Modernisation between 1868 and 1912

The foreign employees in Meiji Japan, known in Japanese as O-yatoi Gaikokujin (Kyūjitai: 御雇い外國人, Shinjitai: 御雇い外国人, 'hired foreigners'), were hired by the Japanese government and municipalities for their specialized knowledge and skill to assist in the modernization of the Meiji period. The term came from Yatoi (a person hired temporarily, a day laborer), was politely applied for hired foreigner as O-yatoi gaikokujin.

The total number is over 2,000, probably reaches 3,000 (with thousands more in the private sector). Until 1899, more than 800 hired foreign experts continued to be employed by the government, and many others were employed privately. Their occupation varied, ranging from high salaried government advisors, college professors and instructor, to ordinary salaried technicians.
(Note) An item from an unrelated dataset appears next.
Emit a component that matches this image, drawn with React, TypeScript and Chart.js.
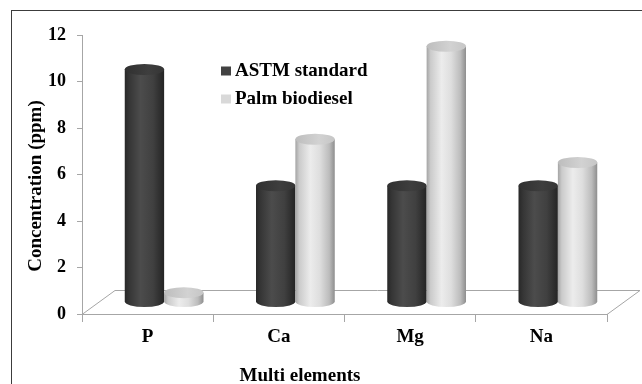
import { useEffect, useRef } from 'react';
import { Chart, registerables } from 'chart.js';
import type { Plugin, ChartConfiguration } from 'chart.js';

Chart.register(...registerables);

// ---- data ----
const CATEGORIES = ['P', 'Ca', 'Mg', 'Na'];
const ASTM_STANDARD = [10, 5, 5, 5];
const PALM_BIODIESEL = [0.4, 7, 11, 6];
const SERIES_NAMES = ['ASTM standard', 'Palm biodiesel'];
const Y_MIN = 0;
const Y_MAX = 12;
const Y_STEP = 2;
const X_TITLE = 'Multi elements';
const Y_TITLE = 'Concentration (ppm)';

// ---- look ----
const W = 642;
const H = 384;
const SERIF = "'Liberation Serif', 'Times New Roman', serif";
const AXIS_GRAY = '#a6a6a6';
const FRAME_COLOR = '#3c3c3c';
const DEPTH_X = 33; // floor depth, horizontal
const DEPTH_Y = 24; // floor depth, vertical
const ELLIPSE_RY = 5.5;

type Stop = [number, string];
interface CylStyle {
  swatch: string;
  body: Stop[];
  top: Stop[];
}

const DARK: CylStyle = {
  swatch: '#424242',
  body: [
    [0, '#282828'],
    [0.12, '#363636'],
    [0.4, '#4c4c4c'],
    [0.72, '#404040'],
    [1, '#242424'],
  ],
  top: [
    [0, '#303030'],
    [0.6, '#3e3e3e'],
    [1, '#353535'],
  ],
};

const LIGHT: CylStyle = {
  swatch: '#d9d9d9',
  body: [
    [0, '#a4a4a4'],
    [0.1, '#cbcbcb'],
    [0.38, '#ececec'],
    [0.62, '#dedede'],
    [0.86, '#bcbcbc'],
    [1, '#8e8e8e'],
  ],
  top: [
    [0, '#bdbdbd'],
    [0.6, '#d2d2d2'],
    [1, '#c6c6c6'],
  ],
};

const SERIES_STYLES = [DARK, LIGHT];

function gradient(ctx: CanvasRenderingContext2D, l: number, r: number, stops: Stop[]) {
  const g = ctx.createLinearGradient(l, 0, r, 0);
  stops.forEach(([o, c]) => g.addColorStop(o, c));
  return g;
}

function drawCylinder(
  ctx: CanvasRenderingContext2D,
  cx: number,
  top: number,
  bottom: number,
  w: number,
  style: CylStyle
) {
  const rx = w / 2;
  const l = cx - rx;
  const r = cx + rx;
  ctx.save();
  // body with rounded base
  ctx.beginPath();
  ctx.moveTo(l, top);
  ctx.lineTo(l, bottom);
  ctx.ellipse(cx, bottom, rx, ELLIPSE_RY, 0, Math.PI, 0, true);
  ctx.lineTo(r, top);
  ctx.closePath();
  ctx.fillStyle = gradient(ctx, l, r, style.body);
  ctx.fill();
  // lid
  ctx.beginPath();
  ctx.ellipse(cx, top, rx, ELLIPSE_RY, 0, 0, Math.PI * 2);
  ctx.fillStyle = gradient(ctx, l, r, style.top);
  ctx.fill();
  ctx.restore();
}

const cylinderPlugin: Plugin<'bar'> = {
  id: 'cylinders3d',
  beforeDraw(chart) {
    const { ctx } = chart;
    ctx.save();
    ctx.fillStyle = '#ffffff';
    ctx.fillRect(0, 0, chart.width, chart.height);
    ctx.strokeStyle = FRAME_COLOR;
    ctx.lineWidth = 1;
    ctx.strokeRect(11.5, 10.5, chart.width + 40, chart.height + 40);
    ctx.restore();
  },
  beforeDatasetsDraw(chart) {
    // floor of the 3-D plot
    const { ctx, chartArea } = chart;
    const { left, right, bottom } = chartArea;
    ctx.save();
    ctx.strokeStyle = AXIS_GRAY;
    ctx.lineWidth = 1;
    ctx.beginPath();
    ctx.moveTo(left, bottom + 0.5);
    ctx.lineTo(left + DEPTH_X, bottom - DEPTH_Y + 0.5);
    ctx.lineTo(right + DEPTH_X, bottom - DEPTH_Y + 0.5);
    ctx.lineTo(right, bottom + 0.5);
    ctx.stroke();
    ctx.restore();
  },
  beforeDatasetDraw() {
    return false;
  },
  afterDatasetsDraw(chart) {
    const { ctx } = chart;
    chart.data.datasets.forEach((_, di) => {
      const meta = chart.getDatasetMeta(di);
      const style = SERIES_STYLES[di];
      meta.data.forEach((el) => {
        const { x, y, base, width } = el.getProps(['x', 'y', 'base', 'width'], true) as any;
        const cx = x + DEPTH_X / 2;
        drawCylinder(ctx, cx, y - DEPTH_Y / 2, base - DEPTH_Y / 2, width, style);
      });
    });
  },
  afterDraw(chart) {
    const { ctx } = chart;
    ctx.save();
    ctx.fillStyle = '#000000';
    ctx.textBaseline = 'middle';

    // legend
    ctx.font = `bold 19px ${SERIF}`;
    ctx.textAlign = 'left';
    chart.data.datasets.forEach((ds, i) => {
      const rowY = 71 + i * 28;
      ctx.fillStyle = SERIES_STYLES[i].swatch;
      ctx.fillRect(221, rowY - 4.5, 10, 9);
      ctx.fillStyle = '#000000';
      ctx.fillText(String(ds.label), 235, rowY + 0.5);
    });

    // axis titles
    ctx.textAlign = 'center';
    ctx.fillText(X_TITLE, 300, 376);
    ctx.translate(36, 186);
    ctx.rotate(-Math.PI / 2);
    ctx.fillText(Y_TITLE, 0, 0);
    ctx.restore();
  },
};

const config: ChartConfiguration<'bar'> = {
  type: 'bar',
  data: {
    labels: CATEGORIES,
    datasets: [
      { label: SERIES_NAMES[0], data: ASTM_STANDARD, backgroundColor: DARK.swatch },
      { label: SERIES_NAMES[1], data: PALM_BIODIESEL, backgroundColor: LIGHT.swatch },
    ],
  },
  options: {
    animation: false,
    responsive: false,
    devicePixelRatio: 1,
    datasets: { bar: { categoryPercentage: 0.6, barPercentage: 1 } },
    layout: { padding: { top: 35, right: 35, left: 0, bottom: 0 } },
    plugins: {
      legend: { display: false },
      tooltip: { enabled: false },
    },
    scales: {
      x: {
        grid: { offset: true, drawOnChartArea: false, tickLength: 8, color: AXIS_GRAY },
        border: { color: AXIS_GRAY },
        ticks: {
          color: '#000000',
          font: { family: SERIF, size: 19, weight: 'bold' },
          padding: 4,
        },
        afterFit: (scale) => {
          scale.height = 70;
        },
      },
      y: {
        min: Y_MIN,
        max: Y_MAX,
        grid: { drawOnChartArea: false, tickLength: 5, color: AXIS_GRAY },
        border: { color: AXIS_GRAY },
        ticks: {
          stepSize: Y_STEP,
          color: '#000000',
          font: { family: SERIF, size: 18, weight: 'bold' },
          padding: 11,
        },
        afterFit: (scale) => {
          scale.width = 82;
        },
      },
    },
  },
  plugins: [cylinderPlugin],
};

export default function App() {
  const canvasRef = useRef<HTMLCanvasElement>(null);
  useEffect(() => {
    const chart = new Chart(canvasRef.current!, config);
    return () => chart.destroy();
  }, []);
  return (
    <div style={{ position: 'fixed', left: 0, top: 0, width: W, height: H, background: '#fff' }}>
      <canvas ref={canvasRef} width={W} height={H} style={{ display: 'block', width: W, height: H }} />
    </div>
  );
}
Along the process of the opening of the country, the Tokugawa Shogunate government first hired German diplomat Philipp Franz von Siebold as diplomatic advisor, Dutch naval engineer Hendrik Hardes for Nagasaki Arsenal and Willem Johan Cornelis, Ridder Huijssen van Kattendijke for Nagasaki Naval Training Center, French naval engineer François Léonce Verny for Yokosuka Naval Arsenal, and British civil engineer Richard Henry Brunton. Most of the O-yatoi were appointed through government approval with two or three years contract, and took their responsibility properly in Japan, except in some cases.

As the Public Works hired almost 40% of the total number of the O-yatois, the main goal in hiring the O-yatois was to obtain transfers of technology and advice on systems and cultural ways. Therefore, young Japanese officers gradually took over the post of the O-yatoi after they completed training and education at the Imperial College, Tokyo, the Imperial College of Engineering or studying abroad.

The O-yatois were highly paid; in 1874, they numbered 520 men, at which time their salaries came to ¥2.272 million, or 33.7 percent of the national annual budget.

Despite the value they provided in the modernization of Japan, the Japanese government did not consider it prudent for them to settle in Japan permanently. After the contract terminated, most of them returned to their country except some, like Josiah Conder and William Kinninmond Burton.

The system was officially terminated in 1899 when extraterritoriality came to an end in Japan. Nevertheless, similar employment of foreigners persists in Japan, particularly within the national education system and professional sports.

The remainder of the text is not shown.